[Begin Extracted entries]

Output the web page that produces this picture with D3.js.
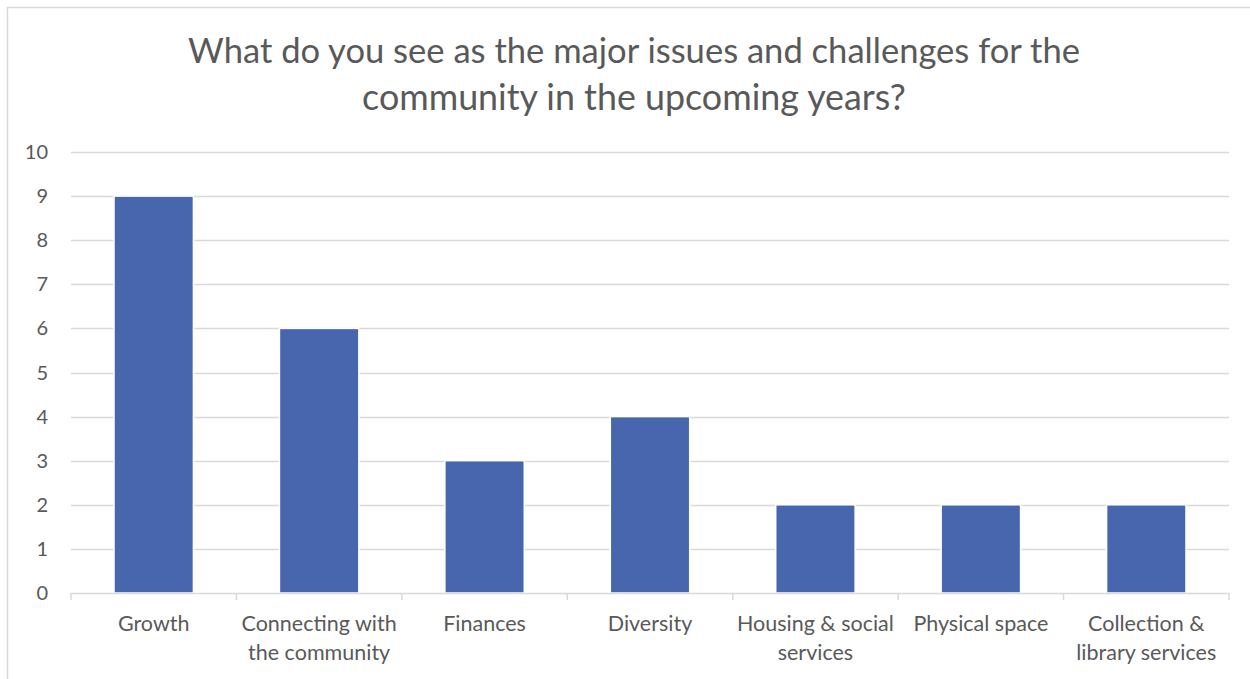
<!DOCTYPE html>
<html>
<head>
<meta charset="utf-8">
<script src="https://cdn.jsdelivr.net/npm/d3@7"></script>
<style>
  html, body { margin: 0; padding: 0; background: #fff; }
  svg { display: block; }
  text { font-family: Lato, "Open Sans", sans-serif; fill: #595959; }
</style>
</head>
<body>
<svg id="chart" width="1250" height="679"></svg>
<script>
const titleLines = [
  "What do you see as the major issues and challenges for the",
  "community in the upcoming years?"
];
const categories = [
  ["Growth"],
  ["Connecting with", "the community"],
  ["Finances"],
  ["Diversity"],
  ["Housing & social", "services"],
  ["Physical space"],
  ["Collection &", "library services"]
];
const values = [9, 6, 3, 4, 2, 2, 2];
const yTicks = [0, 1, 2, 3, 4, 5, 6, 7, 8, 9, 10];

const svg = d3.select("#chart");
const W = 1250, H = 679;
const plot = { left: 71, right: 1229, top: 152, bottom: 593 };

// chart frame
svg.append("rect")
  .attr("x", 7.5).attr("y", 7.5)
  .attr("width", W).attr("height", H)
  .attr("fill", "#fff")
  .attr("stroke", "#d9d9d9").attr("stroke-width", 1.5);

// title, sized to its line widths
const titleWidths = [892, 544];
titleLines.forEach((line, i) => {
  const t = svg.append("text")
    .attr("x", 634).attr("y", i === 0 ? 63 : 110)
    .attr("text-anchor", "middle")
    .style("font-size", "32px")
    .text(line);
  const w = t.node().getComputedTextLength();
  t.style("font-size", (32 * titleWidths[i] / w).toFixed(2) + "px");
});

const x = d3.scaleBand()
  .domain(d3.range(categories.length))
  .range([plot.left, plot.right])
  .paddingInner(0.52)
  .paddingOuter(0.26);

const xOuter = d3.scaleBand()
  .domain(d3.range(categories.length))
  .range([plot.left, plot.right]);

const y = d3.scaleLinear().domain([0, 10]).range([plot.bottom, plot.top]);

// gridlines
svg.append("g")
  .selectAll("line")
  .data(yTicks.filter(d => d > 0))
  .join("line")
  .attr("x1", plot.left).attr("x2", plot.right)
  .attr("y1", d => Math.round(y(d)) + 0.5).attr("y2", d => Math.round(y(d)) + 0.5)
  .attr("stroke", "#d9d9d9").attr("stroke-width", 1.5);

// y tick labels
svg.append("g")
  .selectAll("text")
  .data(yTicks)
  .join("text")
  .attr("x", 48)
  .attr("y", d => y(d) + 7)
  .attr("text-anchor", "end")
  .style("font-size", "20px")
  .text(d => d);

// bars
svg.append("g")
  .selectAll("rect")
  .data(values)
  .join("rect")
  .attr("x", (d, i) => x(i))
  .attr("width", x.bandwidth())
  .attr("y", d => y(d))
  .attr("height", d => y(0) - y(d))
  .attr("fill", "#4866ae")
  .attr("stroke", "#fff").attr("stroke-width", 1.5);

// category axis
const xAxis = svg.append("g");
xAxis.append("line")
  .attr("x1", plot.left).attr("x2", plot.right)
  .attr("y1", plot.bottom + 0.5).attr("y2", plot.bottom + 0.5)
  .attr("stroke", "#d9d9d9").attr("stroke-width", 1.5);
xAxis.selectAll("line.tick")
  .data(d3.range(categories.length + 1))
  .join("line")
  .attr("class", "tick")
  .attr("x1", i => i < categories.length ? xOuter(i) : plot.right)
  .attr("x2", i => i < categories.length ? xOuter(i) : plot.right)
  .attr("y1", plot.bottom).attr("y2", plot.bottom + 7)
  .attr("stroke", "#d9d9d9").attr("stroke-width", 1.5);

xAxis.selectAll("text")
  .data(categories)
  .join("text")
  .attr("text-anchor", "middle")
  .style("font-size", "21.5px")
  .each(function (lines, i) {
    const cx = xOuter(i) + xOuter.bandwidth() / 2;
    d3.select(this).selectAll("tspan")
      .data(lines)
      .join("tspan")
      .attr("x", cx)
      .attr("y", (d, j) => 631 + j * 29)
      .text(d => d);
  });
</script>
</body>
</html>
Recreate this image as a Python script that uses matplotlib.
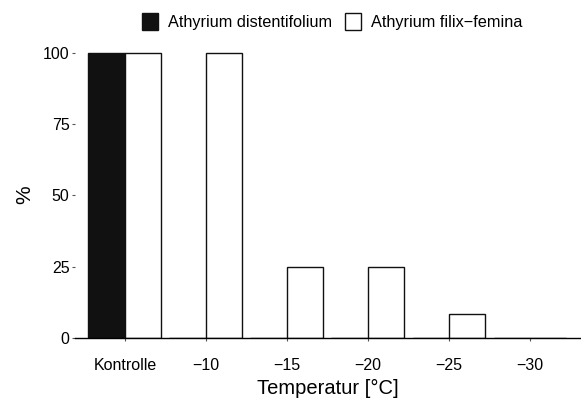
import numpy as np
import matplotlib.pyplot as plt

plt.rcParams['font.family'] = ['Liberation Sans', 'DejaVu Sans']

# data
kategorien = ['Kontrolle', '\u221210', '\u221215', '\u221220', '\u221225', '\u221230']
distentifolium = [100, 0, 0, 0, 0, 0]
filix_femina = [100, 100, 25, 25, 8.3, 0]

fig = plt.figure(figsize=(5.81, 4.05), dpi=100)
ax = fig.add_axes([0.129, 0.165, 0.871, 0.723])

x = np.arange(len(kategorien))
w = 0.45
ax.bar(x - w/2, distentifolium, w, color='#111111', edgecolor='#111111', linewidth=1,
       label='Athyrium distentifolium')
ax.bar(x + w/2, filix_femina, w, color='white', edgecolor='#111111', linewidth=1,
       label='Athyrium filix\u2212femina')

ax.set_xlim(-0.617, 5.63)
ax.set_ylim(0, 102.6)
ax.set_xticks(x)
ax.set_xticklabels(kategorien, fontsize=11.5)
ax.set_yticks([0, 25, 50, 75, 100])
ax.set_yticklabels(['0', '25', '50', '75', '100'], fontsize=11.5)
ax.tick_params(axis='both', length=2, width=0.8, color='#555555', pad=2)
ax.tick_params(axis='x', pad=12)

for s in ['top', 'right', 'left']:
    ax.spines[s].set_visible(False)
ax.spines['bottom'].set_linewidth(1)

ax.set_xlabel('Temperatur [\u00b0C]', fontsize=14.5)
ax.xaxis.set_label_coords(0.50, -0.14)
ax.set_ylabel('%', fontsize=15)
ax.yaxis.set_label_coords(-0.08, 0.49)

fig.legend(loc='upper center', bbox_to_anchor=(0.572, 1.005), ncol=2, frameon=False,
           fontsize=11.7, handlelength=1.0, handleheight=1.25, handletextpad=0.6,
           columnspacing=0.8)

fig.savefig('out.png', dpi=100)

[End Extracted entries]

Omit all pictures while transcribing the entries verbatim.

Output the web page that produces this picture with D3.js.
<!DOCTYPE html>
<html>
<head>
<meta charset="utf-8">
<script src="https://cdn.jsdelivr.net/npm/d3@7"></script>
<style>
  html, body { margin: 0; padding: 0; background: #fff; }
  svg { display: block; }
  text { font-family: Lato, "Open Sans", sans-serif; fill: #595959; }
</style>
</head>
<body>
<svg id="chart" width="1250" height="679"></svg>
<script>
const titleLines = [
  "What do you see as the major issues and challenges for the",
  "community in the upcoming years?"
];
const categories = [
  ["Growth"],
  ["Connecting with", "the community"],
  ["Finances"],
  ["Diversity"],
  ["Housing & social", "services"],
  ["Physical space"],
  ["Collection &", "library services"]
];
const values = [9, 6, 3, 4, 2, 2, 2];
const yTicks = [0, 1, 2, 3, 4, 5, 6, 7, 8, 9, 10];

const svg = d3.select("#chart");
const W = 1250, H = 679;
const plot = { left: 71, right: 1229, top: 152, bottom: 593 };

// chart frame
svg.append("rect")
  .attr("x", 7.5).attr("y", 7.5)
  .attr("width", W).attr("height", H)
  .attr("fill", "#fff")
  .attr("stroke", "#d9d9d9").attr("stroke-width", 1.5);

// title, sized to its line widths
const titleWidths = [892, 544];
titleLines.forEach((line, i) => {
  const t = svg.append("text")
    .attr("x", 634).attr("y", i === 0 ? 63 : 110)
    .attr("text-anchor", "middle")
    .style("font-size", "32px")
    .text(line);
  const w = t.node().getComputedTextLength();
  t.style("font-size", (32 * titleWidths[i] / w).toFixed(2) + "px");
});

const x = d3.scaleBand()
  .domain(d3.range(categories.length))
  .range([plot.left, plot.right])
  .paddingInner(0.52)
  .paddingOuter(0.26);

const xOuter = d3.scaleBand()
  .domain(d3.range(categories.length))
  .range([plot.left, plot.right]);

const y = d3.scaleLinear().domain([0, 10]).range([plot.bottom, plot.top]);

// gridlines
svg.append("g")
  .selectAll("line")
  .data(yTicks.filter(d => d > 0))
  .join("line")
  .attr("x1", plot.left).attr("x2", plot.right)
  .attr("y1", d => Math.round(y(d)) + 0.5).attr("y2", d => Math.round(y(d)) + 0.5)
  .attr("stroke", "#d9d9d9").attr("stroke-width", 1.5);

// y tick labels
svg.append("g")
  .selectAll("text")
  .data(yTicks)
  .join("text")
  .attr("x", 48)
  .attr("y", d => y(d) + 7)
  .attr("text-anchor", "end")
  .style("font-size", "20px")
  .text(d => d);

// bars
svg.append("g")
  .selectAll("rect")
  .data(values)
  .join("rect")
  .attr("x", (d, i) => x(i))
  .attr("width", x.bandwidth())
  .attr("y", d => y(d))
  .attr("height", d => y(0) - y(d))
  .attr("fill", "#4866ae")
  .attr("stroke", "#fff").attr("stroke-width", 1.5);

// category axis
const xAxis = svg.append("g");
xAxis.append("line")
  .attr("x1", plot.left).attr("x2", plot.right)
  .attr("y1", plot.bottom + 0.5).attr("y2", plot.bottom + 0.5)
  .attr("stroke", "#d9d9d9").attr("stroke-width", 1.5);
xAxis.selectAll("line.tick")
  .data(d3.range(categories.length + 1))
  .join("line")
  .attr("class", "tick")
  .attr("x1", i => i < categories.length ? xOuter(i) : plot.right)
  .attr("x2", i => i < categories.length ? xOuter(i) : plot.right)
  .attr("y1", plot.bottom).attr("y2", plot.bottom + 7)
  .attr("stroke", "#d9d9d9").attr("stroke-width", 1.5);

xAxis.selectAll("text")
  .data(categories)
  .join("text")
  .attr("text-anchor", "middle")
  .style("font-size", "21.5px")
  .each(function (lines, i) {
    const cx = xOuter(i) + xOuter.bandwidth() / 2;
    d3.select(this).selectAll("tspan")
      .data(lines)
      .join("tspan")
      .attr("x", cx)
      .attr("y", (d, j) => 631 + j * 29)
      .text(d => d);
  });
</script>
</body>
</html>
Recreate this image as a Python script that uses matplotlib.
import numpy as np
import matplotlib.pyplot as plt

plt.rcParams['font.family'] = ['Liberation Sans', 'DejaVu Sans']

# data
kategorien = ['Kontrolle', '\u221210', '\u221215', '\u221220', '\u221225', '\u221230']
distentifolium = [100, 0, 0, 0, 0, 0]
filix_femina = [100, 100, 25, 25, 8.3, 0]

fig = plt.figure(figsize=(5.81, 4.05), dpi=100)
ax = fig.add_axes([0.129, 0.165, 0.871, 0.723])

x = np.arange(len(kategorien))
w = 0.45
ax.bar(x - w/2, distentifolium, w, color='#111111', edgecolor='#111111', linewidth=1,
       label='Athyrium distentifolium')
ax.bar(x + w/2, filix_femina, w, color='white', edgecolor='#111111', linewidth=1,
       label='Athyrium filix\u2212femina')

ax.set_xlim(-0.617, 5.63)
ax.set_ylim(0, 102.6)
ax.set_xticks(x)
ax.set_xticklabels(kategorien, fontsize=11.5)
ax.set_yticks([0, 25, 50, 75, 100])
ax.set_yticklabels(['0', '25', '50', '75', '100'], fontsize=11.5)
ax.tick_params(axis='both', length=2, width=0.8, color='#555555', pad=2)
ax.tick_params(axis='x', pad=12)

for s in ['top', 'right', 'left']:
    ax.spines[s].set_visible(False)
ax.spines['bottom'].set_linewidth(1)

ax.set_xlabel('Temperatur [\u00b0C]', fontsize=14.5)
ax.xaxis.set_label_coords(0.50, -0.14)
ax.set_ylabel('%', fontsize=15)
ax.yaxis.set_label_coords(-0.08, 0.49)

fig.legend(loc='upper center', bbox_to_anchor=(0.572, 1.005), ncol=2, frameon=False,
           fontsize=11.7, handlelength=1.0, handleheight=1.25, handletextpad=0.6,
           columnspacing=0.8)

fig.savefig('out.png', dpi=100)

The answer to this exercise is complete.